BIG CHANGES AHEAD FOR THIS SMALL MBA PROGRAM IN BERLIN
ESMT Berlin, ranked 79th this year by The Financial Times, has 51 students in its current cohort, 92% of whom are international. Adjusting to the German job market can be a challenge for foreigners, says Nick Barniville, associate dean of degree programs. “German companies, especially German Mittelstand, tick quite differently than companies in the USA or Britain, countries in which the MBA has a longer tradition,” Barniville says. “Recruiters here don’t just want to hire someone with the potential to be a great leader, but are looking for candidates who also have specific, highly practical skills.

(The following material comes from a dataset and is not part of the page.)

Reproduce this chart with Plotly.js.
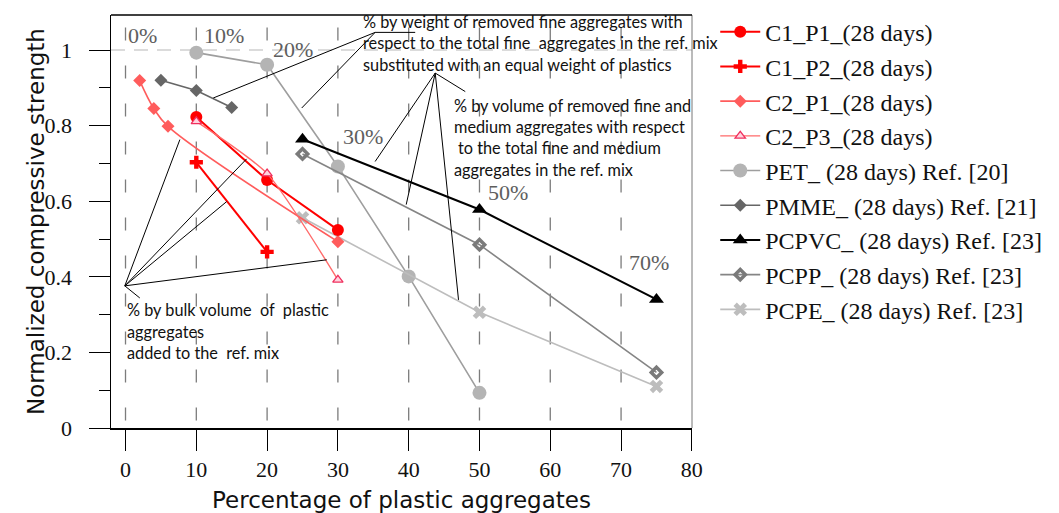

That’s what this MBA is designed for.”
Among the highlights in the new curriculum: After completing the core modules, ESMT Berlin students can choose between three areas of specialization in the second half of the year: Managerial Analytics, Innovation and Entrepreneurship, or Strategic Leadership. The curriculum also comprises an optional pre- and post-MBA program in which students can take an intensive German language course, do an internship, or participate in a coding boot camp; within this period they can also opt to do a six-month Responsible Leadership Fellowship in a developing country or set up their own business at a startup incubator.
“The main differentiating factor within the changes is flexibility,” Ihlbrock says. “In addition to the three tracks, there is really a focus on what international or national employers within Germany want and especially what they need. So we looked at the markets and found out they need certain skills, and some of these are analytical skills, especially. With our other electives we focused on allowing people to extend the program and do the coding boot camp, or putting that as one of the tracks they can choose within the program.
“Overall, students have a little more time to focus on other things during the program like themselves, the soft skills, and be able to concentrate on the core courses during the first part of the program.”